▶ **Collected data**:
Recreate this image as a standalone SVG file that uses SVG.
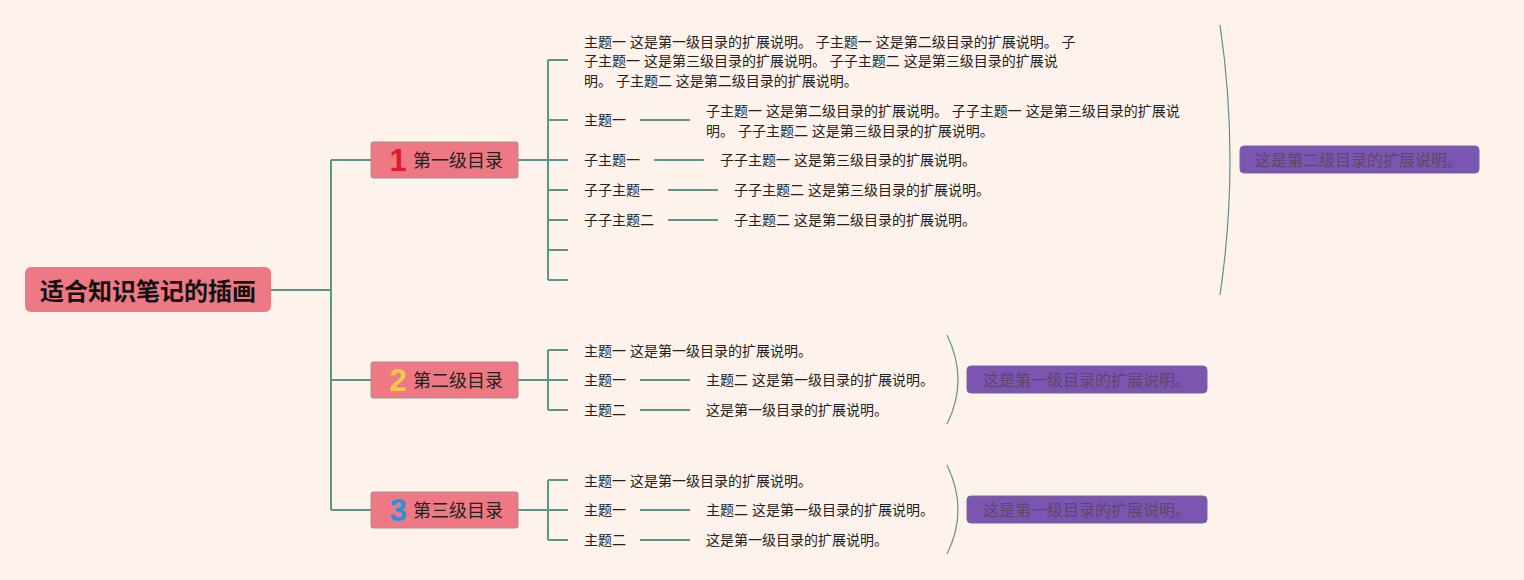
<svg xmlns="http://www.w3.org/2000/svg" width="1524" height="580" viewBox="0 0 1524 580">
<style>
.t{font-family:"Liberation Sans","Noto Sans CJK SC",sans-serif;font-size:14px;fill:#222}
.l1box{fill:#ee7884;stroke:#a88e8e;stroke-width:1}
.l1t{font-family:"Liberation Sans","Noto Sans CJK SC",sans-serif;font-size:18px;fill:#222}
.num{font-family:"Liberation Sans","Noto Sans",sans-serif;font-size:31px;font-weight:bold}
.pbox{fill:#7c55b0;stroke:#6d6a9e;stroke-width:1}
.pt{font-family:"Liberation Sans","Noto Sans CJK SC",sans-serif;font-size:16px;fill:#5a4868}
.c{fill:none;stroke:#5e9486;stroke-width:2}
.arc{fill:none;stroke:#5e9486;stroke-width:1.2}
</style>
<rect width="1524" height="580" fill="#fdf2ec"/>
<g id="connectors">
<path class="c" d="M271,290H331M331,160V510M331,160H371M331,380H371M331,510H371"/>
<path class="c" d="M518,160H548M548,60V280M548,60H568M548,120H568M548,160H568M548,190H568M548,220H568M548,250H568M548,280H568"/>
<path class="c" d="M640,120H690M654,160H704M668,190H718M668,220H718"/>
<path class="c" d="M518,380H548M548,350V410M548,350H568M548,380H568M548,410H568M640,380H690M640,410H690"/>
<path class="c" d="M518,510H548M548,480V540M548,480H568M548,510H568M548,540H568M640,510H690M640,540H690"/>
<path class="arc" d="M1220,25Q1240,160 1220,295"/>
<path class="arc" d="M947,335Q969,380 947,424"/>
<path class="arc" d="M947,465Q969,510 947,554"/>
</g>
<g id="root">
<rect x="25" y="267" width="246" height="45" rx="6" fill="#ee7884"/>
<text x="148" y="300" text-anchor="middle" style="font-family:'Noto Sans CJK SC',sans-serif;font-size:24px;font-weight:bold;fill:#111">适合知识笔记的插画</text>
</g>
<g id="level1-1">
<rect class="l1box" x="371" y="142" width="147" height="36" rx="2"/>
<text class="num" x="398" y="171" text-anchor="middle" fill="#e0192c">1</text>
<text class="l1t" x="413" y="167">第一级目录</text>
</g>
<g id="level1-2">
<rect class="l1box" x="371" y="362" width="147" height="36" rx="2"/>
<text class="num" x="398" y="391" text-anchor="middle" fill="#f7c948">2</text>
<text class="l1t" x="413" y="387">第二级目录</text>
</g>
<g id="level1-3">
<rect class="l1box" x="371" y="492" width="147" height="36" rx="2"/>
<text class="num" x="398" y="521" text-anchor="middle" fill="#2a90dc">3</text>
<text class="l1t" x="413" y="517">第三级目录</text>
</g>
<g id="b1-topic1">
<text class="t" x="584" y="47">主题一 这是第一级目录的扩展说明。 子主题一 这是第二级目录的扩展说明。 子</text>
<text class="t" x="584" y="66">子主题一 这是第三级目录的扩展说明。 子子主题二 这是第三级目录的扩展说</text>
<text class="t" x="584" y="86">明。 子主题二 这是第二级目录的扩展说明。</text>
</g>
<g id="b1-topic2">
<text class="t" x="584" y="125">主题一</text>
<text class="t" x="706" y="116">子主题一 这是第二级目录的扩展说明。 子子主题一 这是第三级目录的扩展说</text>
<text class="t" x="706" y="136">明。 子子主题二 这是第三级目录的扩展说明。</text>
</g>
<g id="b1-topic3">
<text class="t" x="584" y="165">子主题一</text>
<text class="t" x="720" y="165">子子主题一 这是第三级目录的扩展说明。</text>
</g>
<g id="b1-topic4">
<text class="t" x="584" y="195">子子主题一</text>
<text class="t" x="734" y="195">子子主题二 这是第三级目录的扩展说明。</text>
</g>
<g id="b1-topic5">
<text class="t" x="584" y="225">子子主题二</text>
<text class="t" x="734" y="225">子主题二 这是第二级目录的扩展说明。</text>
</g>
<g id="b1-summary">
<rect class="pbox" x="1240" y="146" width="239" height="27" rx="4"/>
<text class="pt" x="1255" y="165.5">这是第二级目录的扩展说明。</text>
</g>
<g id="b2-topics">
<text class="t" x="584" y="356">主题一 这是第一级目录的扩展说明。</text>
<text class="t" x="584" y="385">主题一</text>
<text class="t" x="706" y="385">主题二 这是第一级目录的扩展说明。</text>
<text class="t" x="584" y="415">主题二</text>
<text class="t" x="706" y="415">这是第一级目录的扩展说明。</text>
</g>
<g id="b2-summary">
<rect class="pbox" x="967" y="366" width="240" height="27" rx="4"/>
<text class="pt" x="983" y="385.5">这是第一级目录的扩展说明。</text>
</g>
<g id="b3-topics">
<text class="t" x="584" y="486">主题一 这是第一级目录的扩展说明。</text>
<text class="t" x="584" y="515">主题一</text>
<text class="t" x="706" y="515">主题二 这是第一级目录的扩展说明。</text>
<text class="t" x="584" y="545">主题二</text>
<text class="t" x="706" y="545">这是第一级目录的扩展说明。</text>
</g>
<g id="b3-summary">
<rect class="pbox" x="967" y="496" width="240" height="27" rx="4"/>
<text class="pt" x="983" y="515.5">这是第一级目录的扩展说明。</text>
</g>
</svg>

▶ **Direction**: Using the data above, write out every line exactly, leaving the images behind.

▶ **Exercise response**:
Recreate this image as a standalone SVG file that uses SVG.
<svg xmlns="http://www.w3.org/2000/svg" width="1524" height="580" viewBox="0 0 1524 580">
<style>
.t{font-family:"Liberation Sans","Noto Sans CJK SC",sans-serif;font-size:14px;fill:#222}
.l1box{fill:#ee7884;stroke:#a88e8e;stroke-width:1}
.l1t{font-family:"Liberation Sans","Noto Sans CJK SC",sans-serif;font-size:18px;fill:#222}
.num{font-family:"Liberation Sans","Noto Sans",sans-serif;font-size:31px;font-weight:bold}
.pbox{fill:#7c55b0;stroke:#6d6a9e;stroke-width:1}
.pt{font-family:"Liberation Sans","Noto Sans CJK SC",sans-serif;font-size:16px;fill:#5a4868}
.c{fill:none;stroke:#5e9486;stroke-width:2}
.arc{fill:none;stroke:#5e9486;stroke-width:1.2}
</style>
<rect width="1524" height="580" fill="#fdf2ec"/>
<g id="connectors">
<path class="c" d="M271,290H331M331,160V510M331,160H371M331,380H371M331,510H371"/>
<path class="c" d="M518,160H548M548,60V280M548,60H568M548,120H568M548,160H568M548,190H568M548,220H568M548,250H568M548,280H568"/>
<path class="c" d="M640,120H690M654,160H704M668,190H718M668,220H718"/>
<path class="c" d="M518,380H548M548,350V410M548,350H568M548,380H568M548,410H568M640,380H690M640,410H690"/>
<path class="c" d="M518,510H548M548,480V540M548,480H568M548,510H568M548,540H568M640,510H690M640,540H690"/>
<path class="arc" d="M1220,25Q1240,160 1220,295"/>
<path class="arc" d="M947,335Q969,380 947,424"/>
<path class="arc" d="M947,465Q969,510 947,554"/>
</g>
<g id="root">
<rect x="25" y="267" width="246" height="45" rx="6" fill="#ee7884"/>
<text x="148" y="300" text-anchor="middle" style="font-family:'Noto Sans CJK SC',sans-serif;font-size:24px;font-weight:bold;fill:#111">适合知识笔记的插画</text>
</g>
<g id="level1-1">
<rect class="l1box" x="371" y="142" width="147" height="36" rx="2"/>
<text class="num" x="398" y="171" text-anchor="middle" fill="#e0192c">1</text>
<text class="l1t" x="413" y="167">第一级目录</text>
</g>
<g id="level1-2">
<rect class="l1box" x="371" y="362" width="147" height="36" rx="2"/>
<text class="num" x="398" y="391" text-anchor="middle" fill="#f7c948">2</text>
<text class="l1t" x="413" y="387">第二级目录</text>
</g>
<g id="level1-3">
<rect class="l1box" x="371" y="492" width="147" height="36" rx="2"/>
<text class="num" x="398" y="521" text-anchor="middle" fill="#2a90dc">3</text>
<text class="l1t" x="413" y="517">第三级目录</text>
</g>
<g id="b1-topic1">
<text class="t" x="584" y="47">主题一 这是第一级目录的扩展说明。 子主题一 这是第二级目录的扩展说明。 子</text>
<text class="t" x="584" y="66">子主题一 这是第三级目录的扩展说明。 子子主题二 这是第三级目录的扩展说</text>
<text class="t" x="584" y="86">明。 子主题二 这是第二级目录的扩展说明。</text>
</g>
<g id="b1-topic2">
<text class="t" x="584" y="125">主题一</text>
<text class="t" x="706" y="116">子主题一 这是第二级目录的扩展说明。 子子主题一 这是第三级目录的扩展说</text>
<text class="t" x="706" y="136">明。 子子主题二 这是第三级目录的扩展说明。</text>
</g>
<g id="b1-topic3">
<text class="t" x="584" y="165">子主题一</text>
<text class="t" x="720" y="165">子子主题一 这是第三级目录的扩展说明。</text>
</g>
<g id="b1-topic4">
<text class="t" x="584" y="195">子子主题一</text>
<text class="t" x="734" y="195">子子主题二 这是第三级目录的扩展说明。</text>
</g>
<g id="b1-topic5">
<text class="t" x="584" y="225">子子主题二</text>
<text class="t" x="734" y="225">子主题二 这是第二级目录的扩展说明。</text>
</g>
<g id="b1-summary">
<rect class="pbox" x="1240" y="146" width="239" height="27" rx="4"/>
<text class="pt" x="1255" y="165.5">这是第二级目录的扩展说明。</text>
</g>
<g id="b2-topics">
<text class="t" x="584" y="356">主题一 这是第一级目录的扩展说明。</text>
<text class="t" x="584" y="385">主题一</text>
<text class="t" x="706" y="385">主题二 这是第一级目录的扩展说明。</text>
<text class="t" x="584" y="415">主题二</text>
<text class="t" x="706" y="415">这是第一级目录的扩展说明。</text>
</g>
<g id="b2-summary">
<rect class="pbox" x="967" y="366" width="240" height="27" rx="4"/>
<text class="pt" x="983" y="385.5">这是第一级目录的扩展说明。</text>
</g>
<g id="b3-topics">
<text class="t" x="584" y="486">主题一 这是第一级目录的扩展说明。</text>
<text class="t" x="584" y="515">主题一</text>
<text class="t" x="706" y="515">主题二 这是第一级目录的扩展说明。</text>
<text class="t" x="584" y="545">主题二</text>
<text class="t" x="706" y="545">这是第一级目录的扩展说明。</text>
</g>
<g id="b3-summary">
<rect class="pbox" x="967" y="496" width="240" height="27" rx="4"/>
<text class="pt" x="983" y="515.5">这是第一级目录的扩展说明。</text>
</g>
</svg>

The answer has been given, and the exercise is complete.